> [What to do]
Without the images, write out all of the following entries exactly.

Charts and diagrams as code

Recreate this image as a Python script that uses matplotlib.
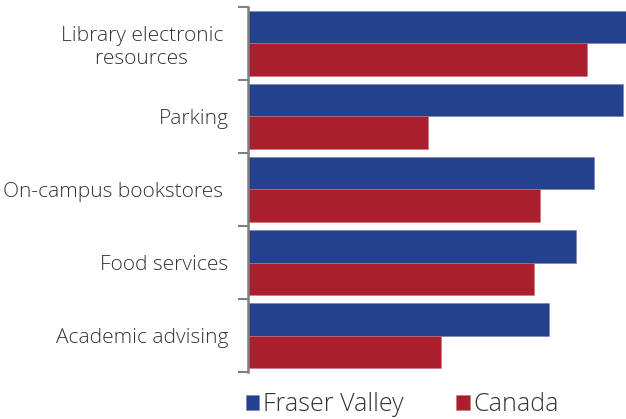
import matplotlib
matplotlib.use("Agg")
import matplotlib.pyplot as plt
import numpy as np

categories = ["Library electronic \nresources ", "Parking", "On-campus bookstores ", "Food services", "Academic advising"]
fraser_valley = [100.0, 99.2, 91.5, 86.8, 79.6]
canada = [89.7, 47.6, 77.2, 75.7, 51.1]
series_names = ["Fraser Valley", "Canada"]

blue = "#24418d"
red = "#a91f2e"

plt.rcParams['font.family'] = ['Open Sans', 'DejaVu Sans']

fig = plt.figure(figsize=(6.26, 4.19), dpi=100)
ax = fig.add_axes([248/626, 1-372/419, 1-248/626, (372-7)/419])

y = np.arange(len(categories))
h = 0.452
ax.barh(y - h/2, fraser_valley, height=h, color=blue, edgecolor='#6f7fb0', linewidth=0.4, label=series_names[0])
ax.barh(y + h/2, canada, height=h, color=red, edgecolor='#c8707a', linewidth=0.4, label=series_names[1])

ax.set_xlim(0, 100)
ax.set_ylim(len(categories)-0.5, -0.5)
ax.set_yticks(y)
ax.set_yticklabels(categories, fontsize=15, color='#333333', fontweight='light', linespacing=1.2)
ax.set_yticks(np.arange(-0.5, len(categories)), minor=True)
ax.tick_params(axis='y', which='major', length=0, pad=14)
ax.tick_params(axis='y', which='minor', length=7, width=1.5, color='#808080')
ax.set_xticks([])
for s in ['top', 'right', 'bottom']:
    ax.spines[s].set_visible(False)
ax.spines['left'].set_color('#808080')
ax.spines['left'].set_linewidth(1.8)
for lab in ax.get_yticklabels():
    lab.set_horizontalalignment('right')
    lab.set_multialignment('center')

leg = fig.legend(loc='lower left', bbox_to_anchor=(223/626, -0.05), ncol=2, frameon=False,
           handlelength=0.55, handleheight=0.55, handletextpad=0.15,
           columnspacing=2.1, prop={'family': ['Open Sans', 'DejaVu Sans'], 'size': 18, 'weight': 'light'})
for t in leg.get_texts():
    t.set_color('#333333')

fig.savefig("out.png", dpi=100)
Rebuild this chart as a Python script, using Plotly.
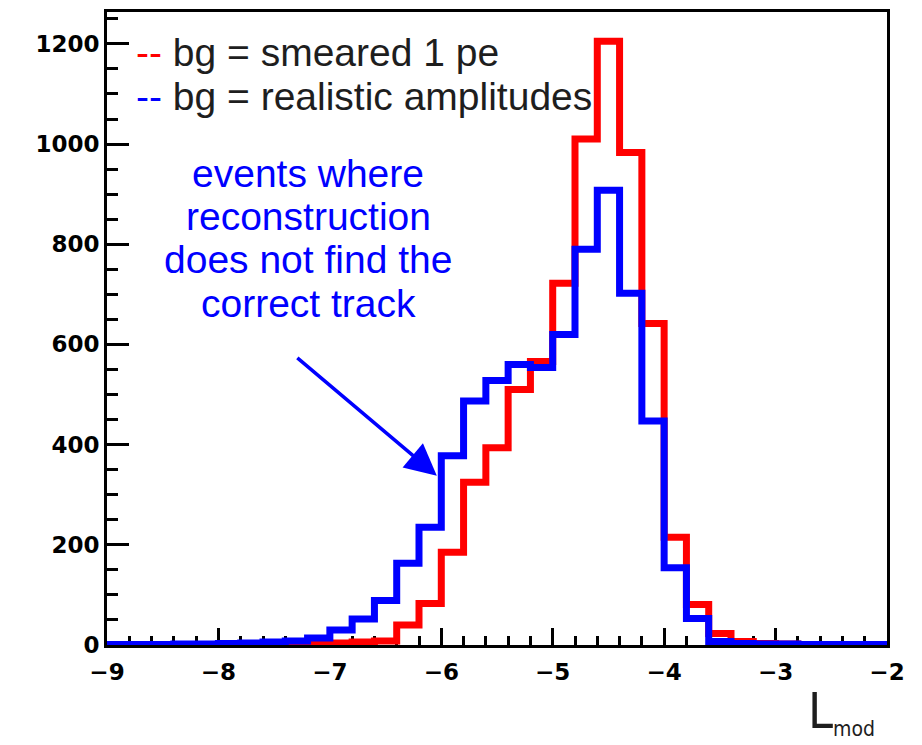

> [Solution]
Recreate this image as a Python script that uses matplotlib.
import matplotlib
matplotlib.use("Agg")
import matplotlib.pyplot as plt
import numpy as np

categories = ["Library electronic \nresources ", "Parking", "On-campus bookstores ", "Food services", "Academic advising"]
fraser_valley = [100.0, 99.2, 91.5, 86.8, 79.6]
canada = [89.7, 47.6, 77.2, 75.7, 51.1]
series_names = ["Fraser Valley", "Canada"]

blue = "#24418d"
red = "#a91f2e"

plt.rcParams['font.family'] = ['Open Sans', 'DejaVu Sans']

fig = plt.figure(figsize=(6.26, 4.19), dpi=100)
ax = fig.add_axes([248/626, 1-372/419, 1-248/626, (372-7)/419])

y = np.arange(len(categories))
h = 0.452
ax.barh(y - h/2, fraser_valley, height=h, color=blue, edgecolor='#6f7fb0', linewidth=0.4, label=series_names[0])
ax.barh(y + h/2, canada, height=h, color=red, edgecolor='#c8707a', linewidth=0.4, label=series_names[1])

ax.set_xlim(0, 100)
ax.set_ylim(len(categories)-0.5, -0.5)
ax.set_yticks(y)
ax.set_yticklabels(categories, fontsize=15, color='#333333', fontweight='light', linespacing=1.2)
ax.set_yticks(np.arange(-0.5, len(categories)), minor=True)
ax.tick_params(axis='y', which='major', length=0, pad=14)
ax.tick_params(axis='y', which='minor', length=7, width=1.5, color='#808080')
ax.set_xticks([])
for s in ['top', 'right', 'bottom']:
    ax.spines[s].set_visible(False)
ax.spines['left'].set_color('#808080')
ax.spines['left'].set_linewidth(1.8)
for lab in ax.get_yticklabels():
    lab.set_horizontalalignment('right')
    lab.set_multialignment('center')

leg = fig.legend(loc='lower left', bbox_to_anchor=(223/626, -0.05), ncol=2, frameon=False,
           handlelength=0.55, handleheight=0.55, handletextpad=0.15,
           columnspacing=2.1, prop={'family': ['Open Sans', 'DejaVu Sans'], 'size': 18, 'weight': 'light'})
for t in leg.get_texts():
    t.set_color('#333333')

fig.savefig("out.png", dpi=100)
Rebuild this chart as a Python script, using Plotly.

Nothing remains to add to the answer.